É nas Cartas de Paulo que encontramos o manancial abundante de desporto como analogia da fé cristã, que como o atleta se esforça e, com seriedade, procura cumprir as metas a que se propõe. Assim na Primeira Carta aos Coríntios 9, 24-27: “Não sabeis acaso que, no estádio, os corredores correm todos, mas um só recebe o prémio? Correi, pois, de modo a levá-lo. Todos os atletas se impõem uma ascese rigorosa, eles, por uma coroa perecível, mas nós, por uma coroa imperecível. Eu, portanto, corro assim: não vou às cegas; e o pugilismo, pratico-o assim: não dou golpes no vazio. Mas trato duramente o meu corpo e o mantenho submisso, a fim de que não ocorra que depois de ter proclamado a mensagem aos outros, eu mesmo venha a ser eliminado”. E este caminho é sempre o “domínio de si” (cf. Carta aos Gálatas, 5, 23) para darmos o melhor de nós, na procura da atingir a meta e o prémio merecido para o esforço praticado no respeito pelas regras: “rumo à meta, visando o prémio” (cf. Carta aos Filipenses 3, 14). E concluir, como um bom atleta, “Combati o bom combate, terminei a minha carreira, guardei a fé” (cf. Segunda Carta a Timóteo 4, 7). Mas a proposta é, igualmente, holista, pois ninguém sozinho pode atingir seja o que for. É sempre com os outros, no jogo/desporto e na fé, que se atinge a meta. O respeito por si e pelos outros, não aceitando tudo o que possa desvirtuar a competição, ou magoar a dignidade do que comigo corre (no estádio ou na fé), é sempre a primeira condição para atingir a coroa imperecível da fé ou a coroa perecível do estádio.

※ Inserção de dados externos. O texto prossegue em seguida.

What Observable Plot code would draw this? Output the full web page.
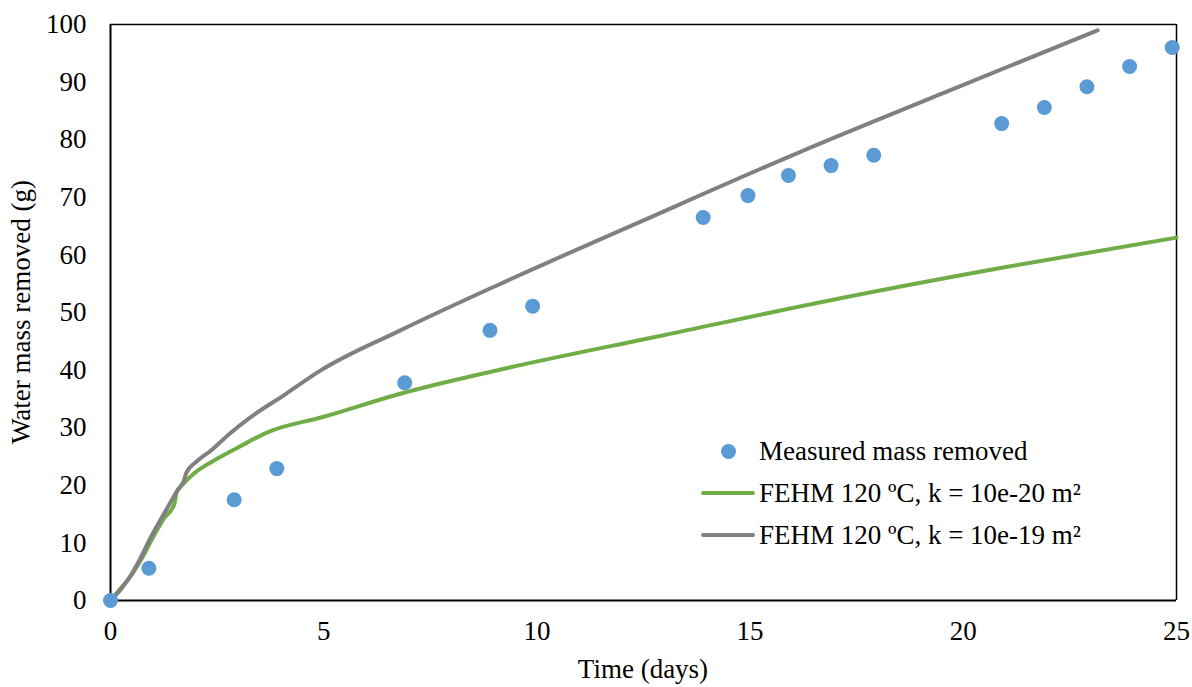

Nós sabemos, nem pretendemos, definir um jogo/desporto cristão, mas numa perspetiva ocidental (e o traço do cristianismo é profundo na mundividência ocidental), o cristianismo oferece um modo de viver o jogo/desporto fundado sobre a ideia do ser humano e da sociedade. Aquilo que propomos é dar o melhor de si, seja qual seja a realidade em que nos inserimos e vivemos.